#### TASK STATEMENT
Your task is to retype, word for word, the lines from the start of the data through the line holding "from matplotlib.ticker import". Do not include the pictures.

#### DATA SEGMENT

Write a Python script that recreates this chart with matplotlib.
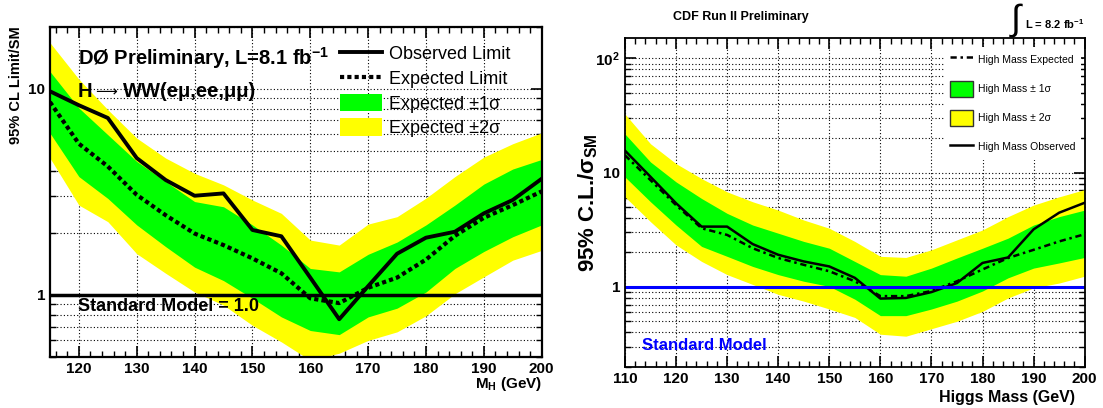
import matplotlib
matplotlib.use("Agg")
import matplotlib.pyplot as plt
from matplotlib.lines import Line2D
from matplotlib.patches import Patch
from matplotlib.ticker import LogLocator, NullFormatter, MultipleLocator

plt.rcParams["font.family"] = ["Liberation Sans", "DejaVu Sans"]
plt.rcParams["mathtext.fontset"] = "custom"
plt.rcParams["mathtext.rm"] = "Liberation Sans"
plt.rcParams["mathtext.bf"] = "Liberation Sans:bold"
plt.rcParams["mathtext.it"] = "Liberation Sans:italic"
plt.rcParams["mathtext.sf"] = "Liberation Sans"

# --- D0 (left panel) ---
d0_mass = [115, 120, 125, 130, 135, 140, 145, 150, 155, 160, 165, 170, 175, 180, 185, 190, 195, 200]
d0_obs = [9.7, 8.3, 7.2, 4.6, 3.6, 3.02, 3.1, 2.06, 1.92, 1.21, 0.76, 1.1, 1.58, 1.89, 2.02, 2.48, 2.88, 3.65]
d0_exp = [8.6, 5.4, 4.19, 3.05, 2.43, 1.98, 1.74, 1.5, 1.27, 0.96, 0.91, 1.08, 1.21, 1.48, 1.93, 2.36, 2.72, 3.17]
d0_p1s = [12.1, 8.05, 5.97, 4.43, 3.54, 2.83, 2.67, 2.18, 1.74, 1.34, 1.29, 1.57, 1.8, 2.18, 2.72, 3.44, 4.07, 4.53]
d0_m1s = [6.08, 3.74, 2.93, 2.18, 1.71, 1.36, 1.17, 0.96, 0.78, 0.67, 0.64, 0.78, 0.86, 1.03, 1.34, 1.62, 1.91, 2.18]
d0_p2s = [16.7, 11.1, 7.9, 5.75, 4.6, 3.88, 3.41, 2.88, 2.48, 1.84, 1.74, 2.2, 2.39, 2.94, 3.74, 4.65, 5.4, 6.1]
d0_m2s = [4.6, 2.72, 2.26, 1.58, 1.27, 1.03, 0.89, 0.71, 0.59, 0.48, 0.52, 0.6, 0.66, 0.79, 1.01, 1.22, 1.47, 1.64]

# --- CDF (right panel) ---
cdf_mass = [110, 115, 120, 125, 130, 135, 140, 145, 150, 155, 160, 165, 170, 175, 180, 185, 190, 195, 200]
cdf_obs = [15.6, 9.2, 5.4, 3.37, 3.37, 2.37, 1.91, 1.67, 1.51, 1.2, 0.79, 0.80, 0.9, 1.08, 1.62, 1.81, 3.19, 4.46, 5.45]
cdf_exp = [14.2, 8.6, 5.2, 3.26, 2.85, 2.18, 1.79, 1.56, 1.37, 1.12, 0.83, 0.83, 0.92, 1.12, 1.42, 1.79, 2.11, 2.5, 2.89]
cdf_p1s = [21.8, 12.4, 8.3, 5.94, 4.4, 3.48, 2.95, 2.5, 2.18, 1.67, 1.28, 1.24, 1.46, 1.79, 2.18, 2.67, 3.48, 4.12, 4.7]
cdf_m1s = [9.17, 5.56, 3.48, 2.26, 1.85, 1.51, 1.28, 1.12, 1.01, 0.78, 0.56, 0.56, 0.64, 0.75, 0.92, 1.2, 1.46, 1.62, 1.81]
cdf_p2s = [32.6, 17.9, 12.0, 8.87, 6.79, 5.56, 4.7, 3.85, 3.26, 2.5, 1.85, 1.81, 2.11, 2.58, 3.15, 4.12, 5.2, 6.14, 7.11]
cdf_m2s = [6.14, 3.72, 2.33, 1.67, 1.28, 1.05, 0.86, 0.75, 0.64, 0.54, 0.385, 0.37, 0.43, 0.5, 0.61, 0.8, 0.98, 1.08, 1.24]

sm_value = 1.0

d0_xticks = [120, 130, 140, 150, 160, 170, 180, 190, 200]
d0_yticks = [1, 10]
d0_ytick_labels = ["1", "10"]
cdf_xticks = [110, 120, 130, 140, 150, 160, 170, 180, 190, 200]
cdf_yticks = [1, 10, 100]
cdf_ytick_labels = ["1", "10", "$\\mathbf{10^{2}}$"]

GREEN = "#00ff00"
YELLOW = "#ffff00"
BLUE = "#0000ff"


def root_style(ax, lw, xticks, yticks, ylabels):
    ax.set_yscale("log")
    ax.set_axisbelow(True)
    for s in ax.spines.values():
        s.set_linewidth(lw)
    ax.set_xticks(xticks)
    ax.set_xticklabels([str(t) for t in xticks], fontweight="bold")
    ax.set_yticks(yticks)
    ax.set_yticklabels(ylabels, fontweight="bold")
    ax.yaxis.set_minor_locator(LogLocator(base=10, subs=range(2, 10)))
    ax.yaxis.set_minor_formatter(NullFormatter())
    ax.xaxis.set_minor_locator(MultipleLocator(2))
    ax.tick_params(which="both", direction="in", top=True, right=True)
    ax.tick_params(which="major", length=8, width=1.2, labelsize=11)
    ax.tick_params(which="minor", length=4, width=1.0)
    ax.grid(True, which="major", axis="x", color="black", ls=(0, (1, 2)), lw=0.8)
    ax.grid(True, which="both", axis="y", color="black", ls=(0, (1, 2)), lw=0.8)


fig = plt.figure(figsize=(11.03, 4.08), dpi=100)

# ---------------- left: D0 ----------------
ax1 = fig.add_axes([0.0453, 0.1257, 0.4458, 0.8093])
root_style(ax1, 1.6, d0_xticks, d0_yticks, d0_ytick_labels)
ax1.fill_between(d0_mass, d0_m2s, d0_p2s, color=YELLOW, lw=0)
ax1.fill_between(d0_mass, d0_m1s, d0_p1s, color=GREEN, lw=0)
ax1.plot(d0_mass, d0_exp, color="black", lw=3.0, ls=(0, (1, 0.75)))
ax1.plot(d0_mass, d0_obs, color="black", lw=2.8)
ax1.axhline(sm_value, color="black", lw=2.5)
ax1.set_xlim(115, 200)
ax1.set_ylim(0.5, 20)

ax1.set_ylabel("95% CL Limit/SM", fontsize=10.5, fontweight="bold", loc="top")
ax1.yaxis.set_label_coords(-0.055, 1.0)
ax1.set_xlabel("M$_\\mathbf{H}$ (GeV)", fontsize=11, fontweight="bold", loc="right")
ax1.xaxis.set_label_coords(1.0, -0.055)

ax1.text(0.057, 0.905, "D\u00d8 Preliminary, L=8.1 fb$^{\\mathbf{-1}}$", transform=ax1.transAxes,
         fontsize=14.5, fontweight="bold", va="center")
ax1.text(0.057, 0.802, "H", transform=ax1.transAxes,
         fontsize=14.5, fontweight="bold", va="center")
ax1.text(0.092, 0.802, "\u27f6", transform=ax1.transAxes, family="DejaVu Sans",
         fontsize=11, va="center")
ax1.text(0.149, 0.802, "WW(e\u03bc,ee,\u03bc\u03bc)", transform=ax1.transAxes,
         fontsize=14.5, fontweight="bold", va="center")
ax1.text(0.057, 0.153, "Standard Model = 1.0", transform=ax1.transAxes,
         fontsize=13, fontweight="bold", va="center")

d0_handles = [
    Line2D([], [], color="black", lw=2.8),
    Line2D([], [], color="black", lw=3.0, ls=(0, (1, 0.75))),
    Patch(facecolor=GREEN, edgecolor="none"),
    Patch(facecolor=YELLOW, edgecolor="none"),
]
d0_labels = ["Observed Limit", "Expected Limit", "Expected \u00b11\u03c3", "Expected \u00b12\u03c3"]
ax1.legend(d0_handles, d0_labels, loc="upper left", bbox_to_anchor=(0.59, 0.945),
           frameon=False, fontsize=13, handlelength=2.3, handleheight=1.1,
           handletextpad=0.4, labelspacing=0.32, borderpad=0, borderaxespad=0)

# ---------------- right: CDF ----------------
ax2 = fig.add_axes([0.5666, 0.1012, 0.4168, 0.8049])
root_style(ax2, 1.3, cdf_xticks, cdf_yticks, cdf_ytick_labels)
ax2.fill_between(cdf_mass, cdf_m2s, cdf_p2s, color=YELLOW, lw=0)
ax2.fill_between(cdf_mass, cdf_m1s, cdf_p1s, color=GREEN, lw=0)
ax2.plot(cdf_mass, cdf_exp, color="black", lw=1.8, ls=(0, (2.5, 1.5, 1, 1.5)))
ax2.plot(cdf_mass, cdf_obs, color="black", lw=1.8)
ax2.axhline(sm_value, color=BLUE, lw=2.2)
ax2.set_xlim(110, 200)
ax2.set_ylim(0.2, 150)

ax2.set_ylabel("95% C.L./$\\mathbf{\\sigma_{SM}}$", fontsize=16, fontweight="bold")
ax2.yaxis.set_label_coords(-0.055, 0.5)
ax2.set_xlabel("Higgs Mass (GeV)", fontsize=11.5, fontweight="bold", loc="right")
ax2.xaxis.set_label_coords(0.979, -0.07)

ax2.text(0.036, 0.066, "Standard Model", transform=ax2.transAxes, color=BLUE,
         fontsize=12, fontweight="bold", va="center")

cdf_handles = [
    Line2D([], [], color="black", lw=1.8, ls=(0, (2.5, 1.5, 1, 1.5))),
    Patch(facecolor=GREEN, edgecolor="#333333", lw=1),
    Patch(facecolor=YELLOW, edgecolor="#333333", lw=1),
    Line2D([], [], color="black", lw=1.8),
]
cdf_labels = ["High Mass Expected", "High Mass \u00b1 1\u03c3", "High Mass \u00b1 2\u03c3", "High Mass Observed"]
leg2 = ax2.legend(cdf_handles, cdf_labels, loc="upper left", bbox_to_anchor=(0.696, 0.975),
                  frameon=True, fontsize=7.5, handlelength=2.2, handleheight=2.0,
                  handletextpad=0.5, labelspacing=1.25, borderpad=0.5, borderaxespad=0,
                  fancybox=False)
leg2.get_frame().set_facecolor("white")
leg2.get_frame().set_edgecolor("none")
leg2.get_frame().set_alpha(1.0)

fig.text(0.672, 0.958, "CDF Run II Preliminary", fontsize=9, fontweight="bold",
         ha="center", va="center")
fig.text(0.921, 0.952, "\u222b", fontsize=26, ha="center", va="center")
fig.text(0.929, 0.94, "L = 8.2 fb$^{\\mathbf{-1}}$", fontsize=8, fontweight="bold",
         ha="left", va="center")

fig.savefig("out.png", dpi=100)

#### RESPONSE
Write a Python script that recreates this chart with matplotlib.
import matplotlib
matplotlib.use("Agg")
import matplotlib.pyplot as plt
from matplotlib.lines import Line2D
from matplotlib.patches import Patch
from matplotlib.ticker import LogLocator, NullFormatter, MultipleLocator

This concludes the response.